As things get more real in this journey towards foster care adoption, we decided it was time to get around to naming this little blog of ours. So why “Gentle Wild?” It goes back to a training we had last week…
Our agency offered a training for Concurrent Resource Families. Those who elect to be open to concurrent placements essentially commit to honoring two paths simultaneously: first, supporting reunification efforts of the child with their birth family; second, committing to adopt that child if reunification is not successful. We decided to attend the training to learn more about it and to keep our options open if we decide this path is something we are open to down the road.
Our favorite part of the training was the panel with concurrent parents, which was the last event of the day. During the panel, I (Laura) was struck by the honesty, selflessness, and above all, gentle spirits of the parents on the panel. The love and patience with which they approached their children and the compassion they expressed towards their childrens’ birth parents was astounding and humbling.
On the drive home, I turned to Nate with some anxiety and said, “I am not gentle of spirit.”
The foster care saying goes, You don’t have to be perfect to be a perfect parent. But beyond being imperfect, I am boisterous, theatrical, and outspoken. I picture the feelings of a little one who has experienced trauma being hurled at me in the form of nasty words or physical outbursts, and try to imagine myself not taking it personally, keeping my feelings separate from the love I have for that child and responding, over and over, with gentleness. I know I can do it…I also know it will be a challenge.

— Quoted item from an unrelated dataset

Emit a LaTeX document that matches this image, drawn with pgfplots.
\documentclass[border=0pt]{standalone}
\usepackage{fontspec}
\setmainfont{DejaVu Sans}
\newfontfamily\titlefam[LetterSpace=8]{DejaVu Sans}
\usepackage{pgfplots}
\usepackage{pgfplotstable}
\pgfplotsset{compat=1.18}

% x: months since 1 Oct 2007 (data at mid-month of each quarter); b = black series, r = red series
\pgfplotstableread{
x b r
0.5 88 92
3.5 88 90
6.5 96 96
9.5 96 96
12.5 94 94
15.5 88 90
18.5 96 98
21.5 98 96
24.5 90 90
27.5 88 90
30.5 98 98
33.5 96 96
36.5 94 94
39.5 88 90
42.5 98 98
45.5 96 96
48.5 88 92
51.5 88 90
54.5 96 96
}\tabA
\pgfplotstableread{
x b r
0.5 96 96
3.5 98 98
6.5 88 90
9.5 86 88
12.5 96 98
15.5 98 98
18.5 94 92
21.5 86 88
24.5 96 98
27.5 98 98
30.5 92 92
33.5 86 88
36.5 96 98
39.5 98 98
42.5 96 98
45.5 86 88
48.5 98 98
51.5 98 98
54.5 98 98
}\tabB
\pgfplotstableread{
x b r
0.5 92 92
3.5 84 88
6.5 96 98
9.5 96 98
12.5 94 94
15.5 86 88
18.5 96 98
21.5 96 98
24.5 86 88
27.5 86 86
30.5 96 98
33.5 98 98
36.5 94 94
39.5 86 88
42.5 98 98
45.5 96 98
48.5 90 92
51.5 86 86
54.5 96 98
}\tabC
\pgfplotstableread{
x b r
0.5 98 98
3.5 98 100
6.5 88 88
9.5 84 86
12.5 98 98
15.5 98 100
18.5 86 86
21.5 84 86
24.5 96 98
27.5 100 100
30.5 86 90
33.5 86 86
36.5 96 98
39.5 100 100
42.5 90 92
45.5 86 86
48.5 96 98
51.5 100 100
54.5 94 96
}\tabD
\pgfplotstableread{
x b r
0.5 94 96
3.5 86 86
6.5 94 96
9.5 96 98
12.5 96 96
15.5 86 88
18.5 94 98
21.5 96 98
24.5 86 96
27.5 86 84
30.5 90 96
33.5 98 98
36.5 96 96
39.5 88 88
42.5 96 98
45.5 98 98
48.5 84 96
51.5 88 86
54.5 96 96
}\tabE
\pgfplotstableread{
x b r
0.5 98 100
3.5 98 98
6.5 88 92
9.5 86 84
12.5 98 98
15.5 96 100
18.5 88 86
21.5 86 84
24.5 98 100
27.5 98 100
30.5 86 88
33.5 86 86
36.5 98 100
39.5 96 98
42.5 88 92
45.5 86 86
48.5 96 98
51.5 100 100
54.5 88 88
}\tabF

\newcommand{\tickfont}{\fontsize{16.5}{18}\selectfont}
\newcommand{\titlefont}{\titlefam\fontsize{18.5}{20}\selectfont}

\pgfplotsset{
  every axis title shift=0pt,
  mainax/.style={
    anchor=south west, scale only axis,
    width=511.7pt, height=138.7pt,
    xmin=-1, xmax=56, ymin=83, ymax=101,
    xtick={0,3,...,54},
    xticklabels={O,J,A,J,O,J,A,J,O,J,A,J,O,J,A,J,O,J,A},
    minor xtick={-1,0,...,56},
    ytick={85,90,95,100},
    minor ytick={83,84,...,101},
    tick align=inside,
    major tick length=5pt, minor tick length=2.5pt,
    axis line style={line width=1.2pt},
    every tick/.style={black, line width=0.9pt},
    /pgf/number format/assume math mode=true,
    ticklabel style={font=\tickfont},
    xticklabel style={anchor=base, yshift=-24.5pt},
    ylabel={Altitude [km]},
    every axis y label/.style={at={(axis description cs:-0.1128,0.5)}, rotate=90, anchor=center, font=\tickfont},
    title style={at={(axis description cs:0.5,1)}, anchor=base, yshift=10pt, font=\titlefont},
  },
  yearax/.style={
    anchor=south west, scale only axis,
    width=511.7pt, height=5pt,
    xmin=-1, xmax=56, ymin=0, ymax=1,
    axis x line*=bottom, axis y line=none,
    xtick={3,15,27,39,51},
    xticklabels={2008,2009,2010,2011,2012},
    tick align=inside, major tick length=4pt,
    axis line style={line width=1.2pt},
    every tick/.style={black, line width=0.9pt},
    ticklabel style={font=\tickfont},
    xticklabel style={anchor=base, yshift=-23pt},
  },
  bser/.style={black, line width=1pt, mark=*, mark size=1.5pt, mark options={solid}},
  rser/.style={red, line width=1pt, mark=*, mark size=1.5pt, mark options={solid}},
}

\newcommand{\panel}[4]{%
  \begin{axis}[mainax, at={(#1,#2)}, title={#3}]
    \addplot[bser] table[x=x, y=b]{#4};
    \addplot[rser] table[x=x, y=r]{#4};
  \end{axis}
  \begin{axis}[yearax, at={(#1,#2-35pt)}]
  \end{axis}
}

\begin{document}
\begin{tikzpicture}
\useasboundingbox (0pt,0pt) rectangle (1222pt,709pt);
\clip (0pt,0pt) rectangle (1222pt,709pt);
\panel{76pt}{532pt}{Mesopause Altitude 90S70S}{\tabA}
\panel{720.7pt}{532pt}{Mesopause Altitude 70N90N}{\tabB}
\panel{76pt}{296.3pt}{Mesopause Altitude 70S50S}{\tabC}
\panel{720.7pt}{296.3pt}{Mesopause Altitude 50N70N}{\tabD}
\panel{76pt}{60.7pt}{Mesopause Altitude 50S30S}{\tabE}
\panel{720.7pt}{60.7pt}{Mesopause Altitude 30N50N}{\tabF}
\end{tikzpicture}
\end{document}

Then, I picture our home on a daily basis, even now. I walk in the door after work and there is music playing, food sizzling, plans being made for game nights, jokes being cracked, toys being thrown for Dory. I know we want our child to experience this energy that buzzes in our home, and embrace being 100% part of this family. “I am wild of spirit,” I tell him.
Nate’s reply: “Well, what we’re doing is pretty wild.” It clicked. It’s okay to admit that this is wild. Crazy, even. Unpredictable. This path we have chosen is hard, emotional, heartbreaking, but also amazing, beautiful, worth it. And you need a lot of both gentle AND wild to make it work.
We know what our children will need: equanimity, grace, steadfastness.
We know what our home will be like: loud, silly, messy.
We know we will look beyond behaviors and see the child who needs us.
We know there will be days those behaviors are like a jungle to see through.
We know our patience will be tested.
We know we’re just determined enough.